I’m sure there are people reading this who think, “That wasn’t all that big a deal.  How could that have made you feel so violated?  It’s not like he raped you” and others who think, “Damn straight it was your fault—you were obviously leading him on and encouraging his lust.”  Neither of those things is true.  It was a big deal, and I did nothing to make a married adult man think it was okay to make advances on an underage girl.

This week, I have spoken with other women who have had similar experiences:  The woman who was ogled by a man in spiritual authority and whose church inexplicably took his part by telling her that her “boobs were too obvious.”  The woman whose pastor violated her by putting his hands on her and making his arousal clear to her, then blaming her when she told someone.  The woman blamed for the intimate partner violence she experienced because it was a “natural consequence” of her sin.  The many underage young women whose photographs have been used without their permission on the website “Is This Modest” (which I will not link to because of the violating nature of the web site).

This is what a destructive modesty culture does to us.

I don’t share this story so that I can unload guilt or make anyone feel sorry for me.  I no longer feel shame about what happened.  I know that my adolescent crush—as well as my curiosity and experimentation with my sexuality—were all absolutely normal, but that his behavior was inexcusable.  Decent adults know better than to take advantage of children.  I hope that anyone else who has ever been in my place knows that too.  I hope that the girls in those photographs know that they do not need to be ashamed of their bodies, nor do they need to hide them in order to conform to some modesty standard that someone has told them will prevent them from being violated.

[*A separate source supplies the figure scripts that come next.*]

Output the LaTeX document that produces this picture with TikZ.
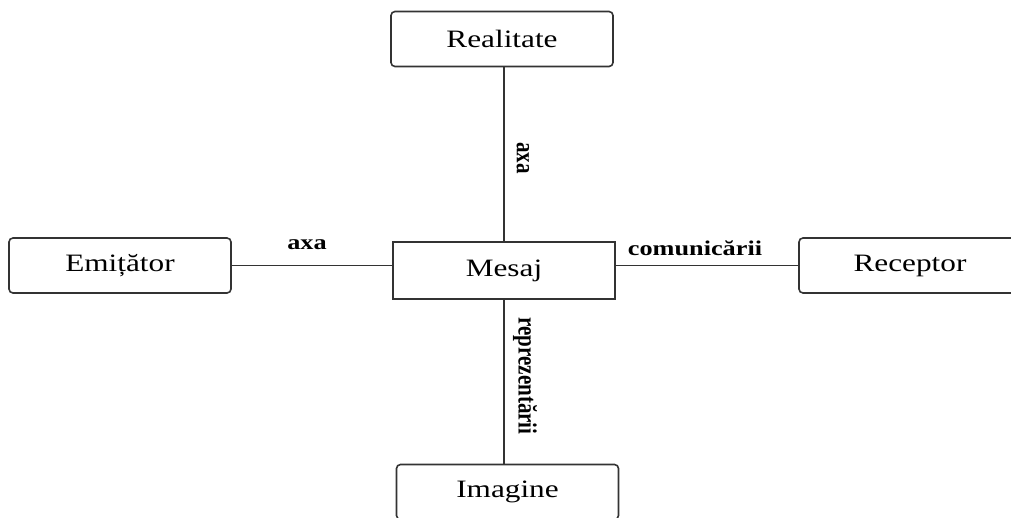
\documentclass[tikz,border=0pt]{standalone}
\usepackage{fontspec}
\setmainfont{Liberation Serif}
\usepackage{graphicx}
% wide lettering used throughout the figure
\newcommand\widetext[1]{\scalebox{1.25}[1]{#1}}
\newcommand\tallrot[1]{\scalebox{1}[1.25]{#1}}
\definecolor{linegray}{HTML}{333333}
\begin{document}
\begin{tikzpicture}[x=1pt,y=-1pt,
  box/.style={draw=linegray, line width=1.6pt, minimum width=222pt, minimum height=55pt,
    inner sep=0pt, font=\fontsize{25}{30}\selectfont},
  roundbox/.style={box, rounded corners=4pt},
  link/.style={draw=linegray, line width=1.6pt},
  axislabel/.style={font=\fontsize{21}{25}\bfseries, inner sep=0pt}]
\useasboundingbox (0,0) rectangle (1011,517);
% the four poles and the message in the middle
\node[roundbox] (real) at (502,39) {\widetext{Realitate}};
\node[roundbox] (emit) at (120,265.5) {\widetext{Emițător}};
\node[box, minimum height=57pt] (mes) at (504,270.5) {\widetext{Mesaj}};
\node[roundbox] (rec) at (910,265.5) {\widetext{Receptor}};
\node[roundbox] (img) at (507.5,492) {\widetext{Imagine}};
% axes
\draw[link] (emit.east) -- (mes.west |- emit.east);
\draw[link] (mes.east |- rec.west) -- (rec.west);
\draw[link] (mes.north) -- (mes.north |- real.south);
\draw[link] (mes.south) -- (mes.south |- img.north);
% axis labels
\node[axislabel] (l1) at (307,245) {\widetext{axa}};
\node[axislabel] (l2) at (695,248) {\widetext{comunicării}};
\node[axislabel, rotate=-90] (l3) at (523,158) {\tallrot{axa}};
\node[axislabel, rotate=-90] (l4) at (525,376) {\tallrot{reprezentării}};
\end{tikzpicture}
\end{document}
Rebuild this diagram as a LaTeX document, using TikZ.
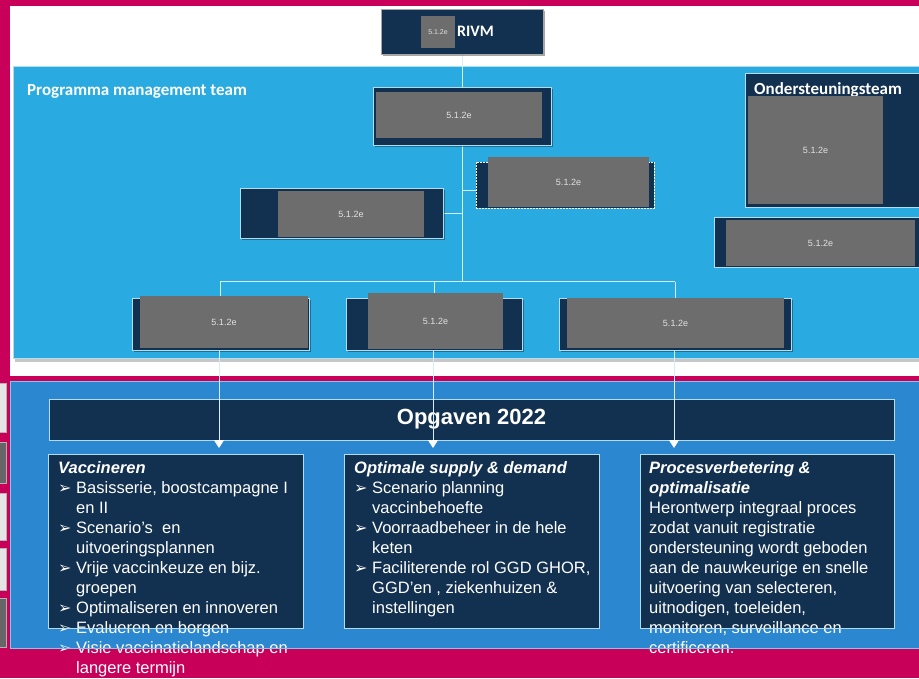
\documentclass[tikz,border=0pt]{standalone}
\usepackage{fontspec}
\setmainfont{Liberation Sans}
\newfontfamily\carl{Carlito}
\newfontfamily\dejavu{DejaVu Sans}
\usetikzlibrary{shadows,arrows.meta}
\definecolor{mag}{HTML}{C8005A}
\definecolor{lblue}{HTML}{29ABE2}
\definecolor{mblue}{HTML}{2B87CF}
\definecolor{navy}{HTML}{12304F}
\definecolor{gry}{HTML}{6D6D6D}
\definecolor{edge}{HTML}{B4DCEF}
\definecolor{linec}{HTML}{D6EEF8}
\definecolor{lbl}{HTML}{E2E2E2}
\pgfdeclarelayer{bg}\pgfdeclarelayer{lines}\pgfdeclarelayer{txt}\pgfdeclarelayer{front}
\pgfsetlayers{bg,lines,main,txt,front}
\newcommand\bul{\makebox[18pt][l]{\raisebox{0.5pt}{\dejavu\fontsize{16}{12}\selectfont ➢}}}
\newcommand\ind{\hspace*{18pt}}
\newcommand\fst{\rule{0pt}{15pt}}
\tikzset{
  navybox/.style={fill=navy, draw=edge, line width=1pt, inner sep=0pt},
  greybox/.style={fill=gry, inner sep=0pt, text=lbl, font=\fontsize{9}{10}\selectfont},
  conn/.style={draw=linec, line width=0.8pt},
  shad/.style={drop shadow={shadow xshift=2pt, shadow yshift=-2pt, opacity=.35, fill=black}},
  bodytext/.style={anchor=north west, inner sep=0pt, align=left, text=white, font=\fontsize{16.5}{20}\selectfont},
  titletext/.style={anchor=west, inner sep=0pt, text=white, font=\carl\bfseries\fontsize{17}{20}\selectfont},
  strip/.style={fill=#1, draw=black!30, line width=.5pt},
}
\begin{document}
\begin{tikzpicture}[x=1pt,y=-1pt]
\useasboundingbox (0,0) rectangle (919,678);
\begin{pgfonlayer}{bg}
  \fill[mag] (0,0) rectangle (919,678);
  \fill[white] (10,6) rectangle (925,375.5);
  \fill[black!22] (15,358) rectangle (925,361.5);
  \filldraw[fill=lblue, draw=edge, line width=.8pt] (13,66) rectangle (925,358);
  \filldraw[fill=mblue, draw=edge!70!mblue, line width=1pt] (10,381) rectangle (925,648);
  \filldraw[strip=black!10] (-2,383) rectangle (6,432);
  \filldraw[strip=black!60] (-2,442) rectangle (6,483);
  \filldraw[strip=black!10] (-2,493) rectangle (6,540);
  \filldraw[strip=black!10] (-2,548) rectangle (6,590);
  \filldraw[strip=black!60] (-2,598) rectangle (6,647);
\end{pgfonlayer}

% RIVM
\node[navybox, draw=black!35, minimum width=162pt, minimum height=45pt, shad] (rivm) at (462,31.5) {};
\node[greybox, minimum width=34pt, minimum height=32pt, font=\fontsize{7}{8}\selectfont] (rivmg) at (438,32) {5.1.2e};
\node[titletext, font=\carl\bfseries\fontsize{16}{18}\selectfont] (rivmt) at (457,31) {RIVM};

% Programma management team
\node[titletext] (pmt) at (27,91) {Programma management team};
\node[navybox, minimum width=178pt, minimum height=58pt, shad] (top) at (462,116) {};
\node[greybox, minimum width=166pt, minimum height=46pt] (topg) at (459,115) {5.1.2e};

\node[navybox, minimum width=203pt, minimum height=50pt, shad] (ml) at (341.5,213) {};
\node[greybox, minimum width=146pt, minimum height=46pt] (mlg) at (351,214) {5.1.2e};

\node[navybox, draw=white, dash pattern=on 2pt off 1pt, line width=.8pt, minimum width=178pt, minimum height=46pt] (mr) at (565,185) {};
\node[greybox, minimum width=161pt, minimum height=50pt] (mrg) at (568.5,182) {5.1.2e};

% Ondersteuningsteam
\node[navybox, minimum width=180pt, minimum height=134pt] (ost) at (835,140) {};
\node[titletext] (ostt) at (754,90) {Ondersteuningsteam};
\node[greybox, minimum width=135pt, minimum height=108pt] (ostg) at (815.5,150) {5.1.2e};
\node[navybox, minimum width=211pt, minimum height=50pt] (osb) at (819.5,242) {};
\node[greybox, minimum width=189pt, minimum height=46pt] (osbg) at (820.5,243) {5.1.2e};

% bottom row
\node[navybox, minimum width=177pt, minimum height=52pt, shad] (A) at (220.5,324) {};
\node[greybox, minimum width=168pt, minimum height=52pt] (Ag) at (224,322) {5.1.2e};
\node[navybox, minimum width=176pt, minimum height=52pt, shad] (B) at (434,324) {};
\node[greybox, minimum width=135pt, minimum height=56pt] (Bg) at (435.5,321) {5.1.2e};
\node[navybox, minimum width=232pt, minimum height=52pt, shad] (C) at (675,324) {};
\node[greybox, minimum width=217pt, minimum height=50pt] (Cg) at (675.5,323) {5.1.2e};

\coordinate (hbs) at (462,281.5);
\coordinate (hbl) at (220,281.5);
\coordinate (hbm) at (434,281.5);
\coordinate (hbr) at (675,281.5);
\coordinate (spmr) at (462,190);
\coordinate (mrj) at (476,190);

\begin{pgfonlayer}{lines}
  \draw[conn] (rivm.south) -- (hbs);
  \draw[conn] (hbl) -- (hbr);
  \draw[conn] (hbl) -- (A.north -| hbl);
  \draw[conn] (hbm) -- (B.north -| hbm);
  \draw[conn] (hbr) -- (C.north -| hbr);
  \draw[conn] (ml.east) -- (ml.east -| hbs);
  \draw[conn] (spmr) -- (mrj);
\end{pgfonlayer}

% Opgaven
\node[navybox, minimum width=845pt, minimum height=41pt, text=white, font=\bfseries\fontsize{22}{24}\selectfont] (opg) at (471.5,419.5) {Opgaven 2022};

\node[navybox, minimum width=255pt, minimum height=174pt] (v1) at (175.5,541) {};
\node[navybox, minimum width=255pt, minimum height=174pt] (v2) at (471.5,541) {};
\node[navybox, minimum width=254pt, minimum height=174pt] (v3) at (767,541) {};

\begin{pgfonlayer}{txt}
\node[bodytext] (t1) at (58,458.5) {\fst{\bfseries\itshape Vaccineren}\\
\bul Basisserie, boostcampagne I\\
\ind en II\\
\bul Scenario’s\hspace{0.28em} en\\
\ind uitvoeringsplannen\\
\bul Vrije vaccinkeuze en bijz.\\
\ind groepen\\
\bul Optimaliseren en innoveren\\
\bul Evalueren en borgen\\
\bul Visie vaccinatielandschap en\\
\ind langere termijn};
\node[bodytext] (t2) at (354,458.5) {\fst{\bfseries\itshape Optimale supply \& demand}\\
\bul Scenario planning\\
\ind vaccinbehoefte\\
\bul Voorraadbeheer in de hele\\
\ind keten\\
\bul Faciliterende rol GGD GHOR,\\
\ind GGD’en , ziekenhuizen \&\\
\ind instellingen};
\node[bodytext] (t3) at (649,458.5) {\fst{\bfseries\itshape Procesverbetering \&}\\
{\bfseries\itshape optimalisatie}\\
Herontwerp integraal proces\\
zodat vanuit registratie\\
ondersteuning wordt geboden\\
aan de nauwkeurige en snelle\\
uitvoering van selecteren,\\
uitnodigen, toeleiden,\\
monitoren, surveillance en\\
certificeren.};
\end{pgfonlayer}

\coordinate (aA) at (219,448);
\coordinate (aB) at (433,448);
\coordinate (aC) at (674,448);

\begin{pgfonlayer}{front}
  \draw[edge, line width=1pt] (v1.south west) -- (v1.south east);
  \draw[edge, line width=1pt] (v2.south west) -- (v2.south east);
  \draw[edge, line width=1pt] (v3.south west) -- (v3.south east);
  \draw[edge!70!mblue, line width=1pt] (10,648) -- (925,648);
  \draw[conn, -{Triangle[width=10pt,length=8pt,fill=white,color=white]}] (A.south -| aA) -- (aA);
  \draw[conn, -{Triangle[width=10pt,length=8pt,fill=white,color=white]}] (B.south -| aB) -- (aB);
  \draw[conn, -{Triangle[width=10pt,length=8pt,fill=white,color=white]}] (C.south -| aC) -- (aC);
\end{pgfonlayer}
\end{tikzpicture}
\end{document}
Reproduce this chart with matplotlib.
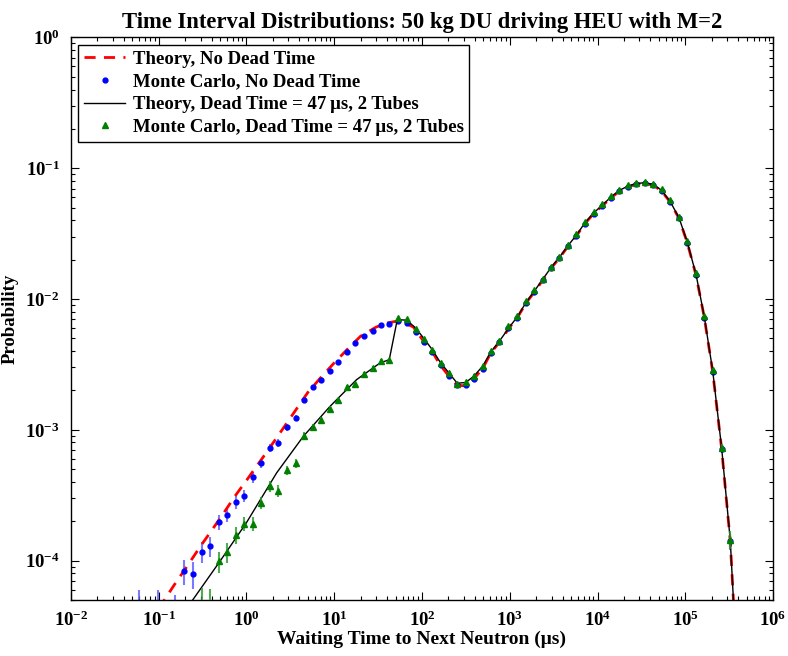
import math
import matplotlib
matplotlib.use("Agg")
import matplotlib.pyplot as plt
from matplotlib.ticker import FuncFormatter, LogLocator

plt.rcParams['font.family'] = ['Liberation Serif', 'DejaVu Serif']
plt.rcParams['font.weight'] = 'bold'
plt.rcParams['mathtext.fontset'] = 'custom'
plt.rcParams['mathtext.rm'] = 'Liberation Serif:bold'
plt.rcParams['mathtext.bf'] = 'Liberation Serif:bold'

# Theory, no dead time
theory_x = [0.1, 0.15, 0.2, 0.3, 0.5, 0.75, 1.0, 1.5, 2.0, 3.0, 5.0, 7.0, 10, 15, 20, 30,
            40, 50, 60, 80, 100, 130, 160, 200, 250, 300, 400, 500, 600, 800, 1000,
            1220, 1530, 1905, 2370, 2950, 3670, 4610, 5730, 7200, 9050, 11350, 14130,
            17740, 22100, 27700, 34800, 43300, 53800, 67000, 84900, 105500, 132700,
            164900, 205500, 260000, 326000, 360000, 400000]
theory_y = [4.3e-5, 6.5e-5, 8.6e-5, 1.29e-4, 2.1e-4, 3.15e-4, 4.1e-4, 6.0e-4, 7.9e-4, 1.17e-3,
            1.93e-3, 2.5e-3, 3.25e-3, 4.3e-3, 5.2e-3, 6.1e-3, 6.55e-3, 6.75e-3, 6.7e-3, 6.1e-3,
            4.95e-3, 4.0e-3, 3.15e-3, 2.6e-3, 2.2e-3, 2.17e-3, 2.5e-3, 3.0e-3, 3.8e-3, 4.9e-3,
            6.1e-3, 7.2e-3, 9.3e-3, 1.13e-2, 1.39e-2, 1.72e-2, 2.05e-2, 2.53e-2, 3.03e-2,
            3.78e-2, 4.5e-2, 5.15e-2, 5.92e-2, 6.67e-2, 7.2e-2, 7.55e-2, 7.65e-2, 7.42e-2,
            6.68e-2, 5.53e-2, 4.13e-2, 2.69e-2, 1.52e-2, 7.2e-3, 2.78e-3, 7.1e-4, 1.4e-4,
            4.0e-5, 8.0e-6]

# Theory, dead time 47 us
dead_x = [0.2, 0.244, 0.5, 1.0, 2.21, 4.44, 8.95, 18.0, 33.2, 42.4, 52.3, 67.0, 84.8, 105,
          131, 163, 205, 252, 315, 392, 492, 611, 760, 1000, 1220, 1530, 1905, 2370, 2950,
          3670, 4610, 5730, 7200, 9050, 11350, 14130, 17740, 22100, 27700, 34800, 43300,
          53800, 67000, 84900, 105500, 132700, 164900, 205500, 260000, 326000, 360000, 400000]
dead_y = [4.1e-5, 5.0e-5, 9.9e-5, 1.95e-4, 4.69e-4, 8.9e-4, 1.51e-3, 2.42e-3, 3.24e-3, 3.44e-3,
          6.95e-3, 6.9e-3, 6.0e-3, 5.0e-3, 4.1e-3, 3.25e-3, 2.7e-3, 2.27e-3, 2.3e-3, 2.58e-3,
          3.07e-3, 3.95e-3, 4.75e-3, 6.15e-3, 7.3e-3, 9.4e-3, 1.15e-2, 1.41e-2, 1.74e-2,
          2.08e-2, 2.56e-2, 3.07e-2, 3.83e-2, 4.56e-2, 5.22e-2, 6.0e-2, 6.76e-2, 7.3e-2,
          7.65e-2, 7.75e-2, 7.52e-2, 6.77e-2, 5.6e-2, 4.18e-2, 2.72e-2, 1.54e-2, 7.3e-3,
          2.82e-3, 7.2e-4, 1.42e-4, 4.0e-5, 8.0e-6]

# Monte Carlo, no dead time
mc_x = [0.060, 0.097, 0.155, 0.194, 0.244, 0.308, 0.384, 0.486, 0.600, 0.753, 0.944, 1.18,
        1.475, 1.85, 2.30, 2.90, 3.64, 4.56, 5.68, 7.12, 8.95, 11.1, 14.0, 17.4, 21.8, 27.4,
        34.1, 42.4, 52.8, 67.0, 84.8, 105, 131, 163, 205, 252, 315, 392, 492, 611, 760, 960,
        1220, 1530, 1905, 2370, 2950, 3670, 4610, 5730, 7200, 9050, 11350, 14130, 17740,
        22100, 27700, 34800, 43300, 53800, 67000, 84900, 105500, 132700, 164900, 205500,
        260000, 326000]
mc_y = [4.0e-5, 4.0e-5, 3.5e-5, 8.3e-5, 7.9e-5, 1.17e-4, 1.29e-4, 1.96e-4, 2.25e-4, 2.79e-4,
        3.14e-4, 4.34e-4, 5.58e-4, 7.28e-4, 7.94e-4, 1.05e-3, 1.23e-3, 1.70e-3, 2.13e-3,
        2.42e-3, 2.82e-3, 3.30e-3, 3.96e-3, 4.58e-3, 5.18e-3, 5.65e-3, 6.36e-3, 6.47e-3,
        6.74e-3, 6.55e-3, 5.62e-3, 4.69e-3, 3.94e-3, 3.11e-3, 2.59e-3, 2.19e-3, 2.21e-3,
        2.46e-3, 2.94e-3, 3.87e-3, 4.66e-3, 6.0e-3, 7.2e-3, 9.3e-3, 1.13e-2, 1.39e-2,
        1.72e-2, 2.05e-2, 2.53e-2, 3.03e-2, 3.78e-2, 4.5e-2, 5.15e-2, 5.92e-2, 6.67e-2,
        7.2e-2, 7.55e-2, 7.65e-2, 7.42e-2, 6.68e-2, 5.53e-2, 4.13e-2, 2.69e-2, 1.52e-2,
        7.2e-3, 2.78e-3, 7.1e-4, 1.4e-4]
mc_err = [2.0e-5, 2.0e-5, 2.0e-5, 1.8e-5, 1.8e-5, 2.1e-5, 2.2e-5, 2.6e-5, 2.8e-5, 3.2e-5,
          3.4e-5, 4.0e-5, 4.5e-5, 5.2e-5, 5.4e-5, 6.2e-5, 6.7e-5, 7.8e-5, 8.8e-5, 9.4e-5,
          1.0e-4, 1.1e-4, 1.2e-4, 1.3e-4, 1.4e-4, 1.5e-4, 1.6e-4, 1.6e-4, 1.6e-4, 1.6e-4,
          1.5e-4, 1.3e-4, 1.2e-4, 1.1e-4, 1.0e-4, 9.0e-5, 9.0e-5, 9.5e-5, 1.0e-4, 1.1e-4,
          1.3e-4, 1.4e-4, 1.6e-4, 1.8e-4, 2.0e-4, 2.2e-4, 2.4e-4, 2.6e-4, 2.9e-4, 3.2e-4,
          3.5e-4, 3.9e-4, 4.1e-4, 4.4e-4, 4.7e-4, 4.9e-4, 5.0e-4, 5.0e-4, 5.0e-4, 4.7e-4,
          4.3e-4, 3.7e-4, 3.0e-4, 2.2e-4, 1.5e-4, 9.6e-5, 4.8e-5, 2.0e-5]

# Monte Carlo, dead time 47 us
mcd_x = [0.308, 0.384, 0.486, 0.600, 0.753, 0.944, 1.18, 1.475, 1.85, 2.30, 2.90, 3.64, 4.56,
         5.68, 7.12, 8.95, 11.1, 14.0, 17.4, 21.8, 27.4, 34.1, 42.4, 52.8, 67.0, 84.8, 105,
         131, 163, 205, 252, 315, 392, 492, 611, 760, 960, 1220, 1530, 1905, 2370, 2950,
         3670, 4610, 5730, 7200, 9050, 11350, 14130, 17740, 22100, 27700, 34800, 43300,
         53800, 67000, 84900, 105500, 132700, 164900, 205500, 260000, 326000]
mcd_y = [4.0e-5, 4.0e-5, 9.9e-5, 1.16e-4, 1.58e-4, 1.92e-4, 1.92e-4, 2.76e-4, 3.72e-4,
         3.42e-4, 4.9e-4, 5.58e-4, 9.03e-4, 1.05e-3, 1.18e-3, 1.44e-3, 1.68e-3, 2.13e-3,
         2.25e-3, 2.69e-3, 2.97e-3, 3.38e-3, 3.40e-3, 7.10e-3, 6.98e-3, 5.95e-3, 4.97e-3,
         4.10e-3, 3.24e-3, 2.72e-3, 2.25e-3, 2.31e-3, 2.56e-3, 3.05e-3, 3.98e-3, 4.74e-3,
         6.2e-3, 7.45e-3, 9.6e-3, 1.17e-2, 1.43e-2, 1.77e-2, 2.11e-2, 2.6e-2, 3.12e-2,
         3.9e-2, 4.64e-2, 5.3e-2, 6.1e-2, 6.87e-2, 7.4e-2, 7.78e-2, 7.88e-2, 7.64e-2,
         6.88e-2, 5.7e-2, 4.25e-2, 2.77e-2, 1.57e-2, 7.4e-3, 2.86e-3, 7.3e-4, 1.45e-4]
mcd_err = [2.2e-5, 2.1e-5, 1.8e-5, 2.0e-5, 2.3e-5, 2.5e-5, 2.5e-5, 3.0e-5, 3.5e-5, 3.4e-5,
           4.0e-5, 4.3e-5, 5.5e-5, 5.9e-5, 6.3e-5, 6.9e-5, 7.5e-5, 8.4e-5, 8.6e-5, 9.4e-5,
           9.9e-5, 1.05e-4, 1.05e-4, 1.5e-4, 1.5e-4, 1.4e-4, 1.3e-4, 1.2e-4, 1.0e-4, 9.5e-5,
           8.6e-5, 8.8e-5, 9.2e-5, 1.0e-4, 1.15e-4, 1.25e-4, 1.4e-4, 1.6e-4, 1.8e-4, 2.0e-4,
           2.2e-4, 2.4e-4, 2.6e-4, 2.9e-4, 3.2e-4, 3.6e-4, 3.9e-4, 4.2e-4, 4.5e-4, 4.8e-4,
           5.0e-4, 5.1e-4, 5.1e-4, 5.0e-4, 4.8e-4, 4.3e-4, 3.8e-4, 3.0e-4, 2.3e-4, 1.6e-4,
           1.0e-4, 5.0e-5, 2.2e-5]

fig = plt.figure(figsize=(7.88, 6.56), dpi=100)
ax = fig.add_axes([0.090, 0.0854, 0.891, 0.8575])

ax.errorbar(mc_x, mc_y, yerr=mc_err, fmt='none', ecolor=(0.35, 0.35, 1.0), elinewidth=1.5,
            alpha=0.8, zorder=2)
ax.plot(theory_x, theory_y, 'r--', lw=2, dashes=(4, 3), label='Theory, No Dead Time', zorder=3)
ax.plot(mc_x, mc_y, 'b.', ms=7, label='Monte Carlo, No Dead Time', zorder=4)
ax.plot(dead_x, dead_y, 'k-', lw=1, label='Theory, Dead Time = 47\u2009μs, 2 Tubes', zorder=5)
ax.errorbar(mcd_x, mcd_y, yerr=mcd_err, fmt='none', ecolor=(0.15, 0.6, 0.15), elinewidth=1.5,
            alpha=0.8, zorder=5)
ax.plot(mcd_x, mcd_y, '^', color='green', ms=4.5,
        label='Monte Carlo, Dead Time = 47\u2009μs, 2 Tubes', zorder=6)

ax.set_xscale('log')
ax.set_yscale('log')
ax.set_xlim(1e-2, 1e6)
ax.set_ylim(5e-5, 1)

ax.xaxis.set_major_locator(LogLocator(base=10, numticks=20))
ax.yaxis.set_major_locator(LogLocator(base=10, numticks=20))
fmt = FuncFormatter(lambda v, p: r'$\mathbf{10^{%d}}$' % round(math.log10(v)))
ax.xaxis.set_major_formatter(fmt)
ax.yaxis.set_major_formatter(fmt)
ax.tick_params(which='both', direction='in', top=True, right=True, labelsize=13.5, width=0.8)
ax.tick_params(which='major', length=6, pad=8)
ax.tick_params(which='minor', length=3)
for s in ax.spines.values():
    s.set_linewidth(1.0)

ax.set_xlabel('Waiting Time to Next Neutron (μs)', fontsize=14, fontweight='bold', labelpad=0)
ax.set_ylabel('Probability', fontsize=13.5, fontweight='bold')
ax.yaxis.set_label_coords(-0.075, 0.5)
ax.set_title('Time Interval Distributions: 50 kg DU driving HEU with M=2', fontsize=16.3,
             fontweight='bold', pad=7)

leg = ax.legend(loc='upper left', fontsize=13.5, frameon=True, fancybox=False, framealpha=1,
                edgecolor='black', handlelength=2.2, handletextpad=0.4, borderpad=0.3,
                labelspacing=0.3, borderaxespad=0.4)
leg.get_frame().set_linewidth(1.0)

fig.savefig('out.png', dpi=100)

We are not merely bodies that exist for the gratification of men.

16 thoughts on “The time it was my fault

  1. I’m sorry you experienced that, and I’m glad you had the strength to steer yourself out of that situation.

    In college (here in FL, not in NY), when I was 19 and married to my abusive first husband, I joined 2 classmates and a professor for a Sunday brunch to celebrate the end of the semester. They were all drinking mimosas. I was not old enough to embibe. After brunch, my professor asked me for a ride to his car (the little town has insufficient parking, so his car was quite a ways away from the restaurant), and I agreed. And my drunk professor came onto me in the car. Aggressively. I got out of the car and waited for him to do the same so I could drive away from him. Mostly I was terrified my ex would find out when I got home… my first marriage was based 99% in me being terrified of him, as happens when someone is mentally and physically abusive.

    In retrospect, as I pay back my ridiculous school loans, I wish I had reported my professor to the school deans. Perhaps I could’ve had a few free classes out of the deal!

    • Good for you for getting out of the car, even if it was partly out of fear of your ex.

      LOL about the free classes! Probably you could have, unless he was tenured. In which case you’d have been given a pat on the head and a condescending smile. A high school classmate of mine reported a teacher for kissing her and was given the brush-off. I think it may be worse at universities sometimes. Was it a regular college or a Christian one? Conservative Christian colleges are THE WORST when girls report unwanted sexual contact–something about the whole modesty culture.

  2. Good for you, Wifey!

    I’m reminded of our conversations over old Judge Judy episodes. People consistently are unwilling to focus their anger appropriately. The victim, not the aggressor, gets the blame far too often.

  3. It is totally a huge deal! Thank you for having the courage to share. Opening up to talk about these things is the best way to let people know that it is a big deal and more prevalent than we want to admit. We need to discuss them to start changing things and changing people.

    • That was the idea. We are often so closed off about these things, too afraid to share them. If we’re honest that it happens, we can start moving forward from there. It strikes me that one way aggressors continue to wield power is in their certainty that no one will talk. If we break the silence, we remove that power.

  4. “Until the day he allowed me to feel his erection.” I think the words “allowed me” are a poor choice because he didn’t permit you do do something, which is a common understanding of the word allow. It was something he did to you.

    • Ah, but that she chose those words might, perhaps, touch on the issue of victim blaming. I can only speak for my own upbriging, obviously, but in churches I attended, there was a lot of emphasis on the fact that Eve sinned first and then coerced Adam into sinning with her. Woman originated sin, and women are blamed when man sins.

      My upbringing of “wives submit to your husbands” and “let your women keep silent in the churches” went a long way toward grooming me to be a submissive, abused wife to my strict, religious ex. And even though everything in me screamed for me to leave him, my upbringing was “married until death do you part” and surely it was my own fault anyway that he was mean-spirited. Surely if I prayed more and studied my Bible more, I could be the ideal Christian woman and thus he would have an eaiser time being a Godly man who wouldn’t have to berate me.

      I can’t speak for what Amy experienced. But in churches I attended, I could completely see a man coming onto a child as the girl’s fault. Obviously we’re built to seduce men!

      (FWIW, I have no part of relgion anymore, and haven’t for many years, so my ability to debate in religious terms has waned.)

    • That’s true, but I was trying to find the right words to express not only what happened but what he was likely intending. It was something done to me, yes, but from his warped perspective, he was indeed “letting” me do something. Actually, the other response to your comment is a pretty good explanation.

  5. I’m so sorry this happened to you and so very grateful that you’ve come to understand that it wasn’t your fault at all and that the pastor who did this was taking horrible advantage of his situation.

    I wonder how many situations like this are exacerbated by the privilege and secrecy that insulate the professional ministry? I understand that all human systems are vulnerable to corruption, but it makes me sad that we apparently can’t do any better than this.

    • This is a very common occurrence. I was surprised to find out just how many people have experienced the same thing. Technically, my aggressor wasn’t a pastor but a person in a position of authority. So this is not limited to those who are paid church workers.

      Sadly, I once saw a situation where a survivor actually had church leaders stand up for her, only to have the majority of the members blame her and insist he did nothing wrong.